Project Title: Using annually resolved bivalve records and biogeochemical models to understand and predict climate impacts in coastal oceans

Supervisors: Dr Paul Halloran, Prof. Chris Perry (Exeter University), Dr Paul Butler (Bangor University) and Dr Johan van der Molen (CEFAS).

Funding Body: NERC and CEFAS (NERC Industrial CASE Studentship)

Project Description:
The shelf seas are disproportionally productive compared to the open ocean, sustaining over 90% of global fisheries. It is therefore very important to understand both past and future processes in these coastal oceans, especially in lieu of climate change, which threatens eutrophication, anoxia, ocean warming and more. Biogeochemical or ecosystem modelling has the capacity to reconstruct shelf sea processes, both hindcasting and forecasting, but spatial and temporal limitations in observational data of the ocean is restricting our ability to test model accuracy.

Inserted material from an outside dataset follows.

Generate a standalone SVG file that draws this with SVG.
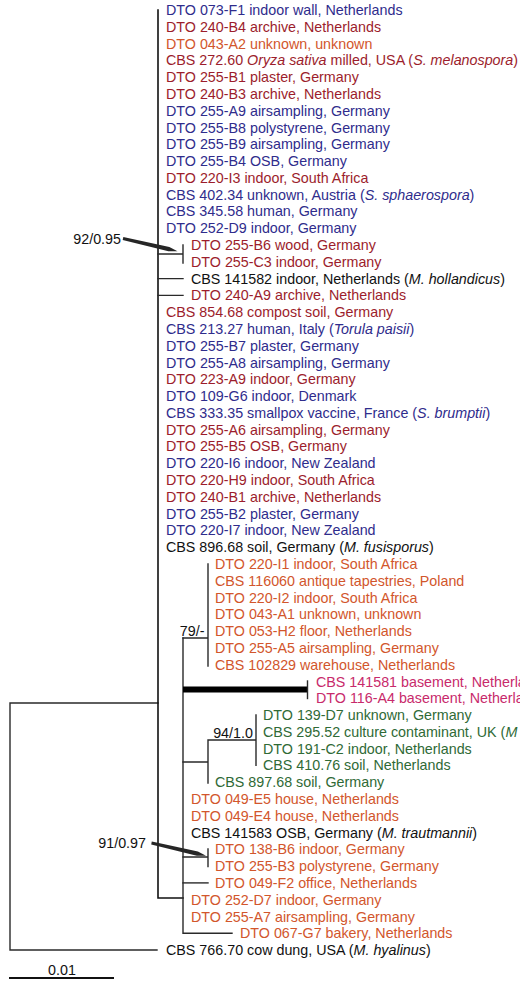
<svg xmlns="http://www.w3.org/2000/svg" width="520" height="981" viewBox="0 0 520 981">
  <style>
    text { font-family: "Liberation Sans", Arial, sans-serif; font-size: 14.3px; }
    .b { fill: #2f2c8c; }
    .r { fill: #9c1d2c; }
    .o { fill: #d2562c; }
    .m { fill: #c82a6b; }
    .g { fill: #2f6a36; }
    .k { fill: #111111; }
    .i { font-style: italic; }
    .br { stroke: #2a2a2a; stroke-width: 1.4; fill: none; stroke-linecap: square; }
    .thick { stroke: #000; stroke-width: 6; }
    .sup { fill: #111; }
  </style>
  <defs>
    <polygon id="pointer" points="123.3,237.1 169.4,247 177.5,251.2 168.4,251.3 122.7,239.9" fill="#262626"/>
  </defs>

  <!-- branches -->
  <g id="connectors">
    <!-- root -->
    <path class="br" d="M10,703 V950 H157 M10,703 H158"/>
    <!-- main clade backbone -->
    <path class="br" d="M158,10 V898 H183" style="stroke:#111;stroke-width:1.6"/>
    <!-- 255-B6 / 255-C3 pair -->
    <path class="br" d="M158,254 H183 M183,245 V263"/>
    <path class="br" d="M158,278.6 H183 M158,295.4 H183"/>
    <!-- lower subclade -->
    <path class="br" d="M183,638 V933.3 H232"/>
    <!-- 79/- clade -->
    <path class="br" d="M183,638 H208 M208,564 V666"/>
    <!-- basement pair, long branch -->
    <line class="thick" x1="183" y1="689.5" x2="307" y2="689.5"/>
    <path class="br" d="M307.5,681 V698.5"/>
    <!-- green clade -->
    <path class="br" d="M183,762 H208 M208,740 V783 M208,740 H256 M256,715 V765.4"/>
    <!-- 138-B6 / 255-B3 pair -->
    <path class="br" d="M183,857 H208 M208,849 V866.5"/>
    <path class="br" d="M183,882.9 H208"/>
    <!-- scale bar -->
    <line x1="9" y1="978" x2="114" y2="978" stroke="#111" stroke-width="2"/>
  </g>

  <!-- support values -->
  <g id="support">
    <text class="sup" x="121" y="244" text-anchor="end">92/0.95</text>
    <use href="#pointer"/>
    <text class="sup" x="146" y="848" text-anchor="end">91/0.97</text>
    <use href="#pointer" transform="translate(28.5,604.5)"/>
    <text class="sup" x="204.5" y="635.5" text-anchor="end">79/-</text>
    <text class="sup" x="233" y="737.5" text-anchor="middle">94/1.0</text>
    <text class="sup" x="62" y="975" text-anchor="middle">0.01</text>
  </g>

  <!-- leaves -->
  <g id="leaf-01"><text class="b" x="166" y="15">DTO 073-F1 indoor wall, Netherlands</text></g>
  <g id="leaf-02"><text class="r" x="166" y="31.8">DTO 240-B4 archive, Netherlands</text></g>
  <g id="leaf-03"><text class="o" x="166" y="48.6">DTO 043-A2 unknown, unknown</text></g>
  <g id="leaf-04"><text class="r" x="166" y="65.4">CBS 272.60 <tspan class="i">Oryza sativa</tspan> milled, USA (<tspan class="i">S. melanospora</tspan>)</text></g>
  <g id="leaf-05"><text class="r" x="166" y="82.1">DTO 255-B1 plaster, Germany</text></g>
  <g id="leaf-06"><text class="r" x="166" y="98.9">DTO 240-B3 archive, Netherlands</text></g>
  <g id="leaf-07"><text class="b" x="166" y="115.7">DTO 255-A9 airsampling, Germany</text></g>
  <g id="leaf-08"><text class="b" x="166" y="132.5">DTO 255-B8 polystyrene, Germany</text></g>
  <g id="leaf-09"><text class="b" x="166" y="149.3">DTO 255-B9 airsampling, Germany</text></g>
  <g id="leaf-10"><text class="b" x="166" y="166.1">DTO 255-B4 OSB, Germany</text></g>
  <g id="leaf-11"><text class="r" x="166" y="182.9">DTO 220-I3 indoor, South Africa</text></g>
  <g id="leaf-12"><text class="b" x="166" y="199.6">CBS 402.34 unknown, Austria (<tspan class="i">S. sphaerospora</tspan>)</text></g>
  <g id="leaf-13"><text class="b" x="166" y="216.4">CBS 345.58 human, Germany</text></g>
  <g id="leaf-14"><text class="b" x="166" y="233.2">DTO 252-D9 indoor, Germany</text></g>
  <g id="leaf-15"><text class="r" x="191" y="250">DTO 255-B6 wood, Germany</text></g>
  <g id="leaf-16"><text class="r" x="191" y="266.8">DTO 255-C3 indoor, Germany</text></g>
  <g id="leaf-17"><text class="k" x="191" y="283.6">CBS 141582 indoor, Netherlands (<tspan class="i">M. hollandicus</tspan>)</text></g>
  <g id="leaf-18"><text class="r" x="191" y="300.4">DTO 240-A9 archive, Netherlands</text></g>
  <g id="leaf-19"><text class="r" x="166" y="317.1">CBS 854.68 compost soil, Germany</text></g>
  <g id="leaf-20"><text class="b" x="166" y="333.9">CBS 213.27 human, Italy (<tspan class="i">Torula paisii</tspan>)</text></g>
  <g id="leaf-21"><text class="b" x="166" y="350.7">DTO 255-B7 plaster, Germany</text></g>
  <g id="leaf-22"><text class="b" x="166" y="367.5">DTO 255-A8 airsampling, Germany</text></g>
  <g id="leaf-23"><text class="r" x="166" y="384.3">DTO 223-A9 indoor, Germany</text></g>
  <g id="leaf-24"><text class="b" x="166" y="401.1">DTO 109-G6 indoor, Denmark</text></g>
  <g id="leaf-25"><text class="b" x="166" y="417.9">CBS 333.35 smallpox vaccine, France (<tspan class="i">S. brumptii</tspan>)</text></g>
  <g id="leaf-26"><text class="r" x="166" y="434.7">DTO 255-A6 airsampling, Germany</text></g>
  <g id="leaf-27"><text class="r" x="166" y="451.4">DTO 255-B5 OSB, Germany</text></g>
  <g id="leaf-28"><text class="b" x="166" y="468.2">DTO 220-I6 indoor, New Zealand</text></g>
  <g id="leaf-29"><text class="r" x="166" y="485">DTO 220-H9 indoor, South Africa</text></g>
  <g id="leaf-30"><text class="r" x="166" y="501.8">DTO 240-B1 archive, Netherlands</text></g>
  <g id="leaf-31"><text class="b" x="166" y="518.6">DTO 255-B2 plaster, Germany</text></g>
  <g id="leaf-32"><text class="b" x="166" y="535.4">DTO 220-I7 indoor, New Zealand</text></g>
  <g id="leaf-33"><text class="k" x="166" y="552.2">CBS 896.68 soil, Germany (<tspan class="i">M. fusisporus</tspan>)</text></g>
  <g id="leaf-34"><text class="o" x="215" y="569">DTO 220-I1 indoor, South Africa</text></g>
  <g id="leaf-35"><text class="o" x="215" y="585.7">CBS 116060 antique tapestries, Poland</text></g>
  <g id="leaf-36"><text class="o" x="215" y="602.5">DTO 220-I2 indoor, South Africa</text></g>
  <g id="leaf-37"><text class="o" x="215" y="619.3">DTO 043-A1 unknown, unknown</text></g>
  <g id="leaf-38"><text class="o" x="215" y="636.1">DTO 053-H2 floor, Netherlands</text></g>
  <g id="leaf-39"><text class="o" x="215" y="652.9">DTO 255-A5 airsampling, Germany</text></g>
  <g id="leaf-40"><text class="o" x="215" y="669.7">CBS 102829 warehouse, Netherlands</text></g>
  <g id="leaf-41"><text class="m" x="316" y="686.5">CBS 141581 basement, Netherlands</text></g>
  <g id="leaf-42"><text class="m" x="316" y="703.2">DTO 116-A4 basement, Netherlands</text></g>
  <g id="leaf-43"><text class="g" x="263" y="720">DTO 139-D7 unknown, Germany</text></g>
  <g id="leaf-44"><text class="g" x="263" y="736.8">CBS 295.52 culture contaminant, UK (<tspan class="i">M</tspan></text></g>
  <g id="leaf-45"><text class="g" x="263" y="753.6">DTO 191-C2 indoor, Netherlands</text></g>
  <g id="leaf-46"><text class="g" x="263" y="770.4">CBS 410.76 soil, Netherlands</text></g>
  <g id="leaf-47"><text class="g" x="215" y="787.2">CBS 897.68 soil, Germany</text></g>
  <g id="leaf-48"><text class="o" x="191" y="804">DTO 049-E5 house, Netherlands</text></g>
  <g id="leaf-49"><text class="o" x="191" y="820.7">DTO 049-E4 house, Netherlands</text></g>
  <g id="leaf-50"><text class="k" x="191" y="837.5">CBS 141583 OSB, Germany (<tspan class="i">M. trautmannii</tspan>)</text></g>
  <g id="leaf-51"><text class="o" x="215" y="854.3">DTO 138-B6 indoor, Germany</text></g>
  <g id="leaf-52"><text class="o" x="215" y="871.1">DTO 255-B3 polystyrene, Germany</text></g>
  <g id="leaf-53"><text class="o" x="215" y="887.9">DTO 049-F2 office, Netherlands</text></g>
  <g id="leaf-54"><text class="o" x="191" y="904.7">DTO 252-D7 indoor, Germany</text></g>
  <g id="leaf-55"><text class="o" x="191" y="921.5">DTO 255-A7 airsampling, Germany</text></g>
  <g id="leaf-56"><text class="o" x="240" y="938.3">DTO 067-G7 bakery, Netherlands</text></g>
  <g id="leaf-57"><text class="k" x="166" y="955">CBS 766.70 cow dung, USA (<tspan class="i">M. hyalinus</tspan>)</text></g>
</svg>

This PhD study aims to create and use proxy records of the bivalve mollusc Arctica islandica in the North Sea to validate and improve the benthic component of ecosystem models, in particular the CEFAS version of the European Regional Seas Ecosystem Model (ERSEM). The research may then be able to advance predictions of how future shelf seas will respond to climate change, influencing the advice given to policy-makers and stakeholders as well as contributing to the wider modelling, sclerochronology and climate/ocean science community.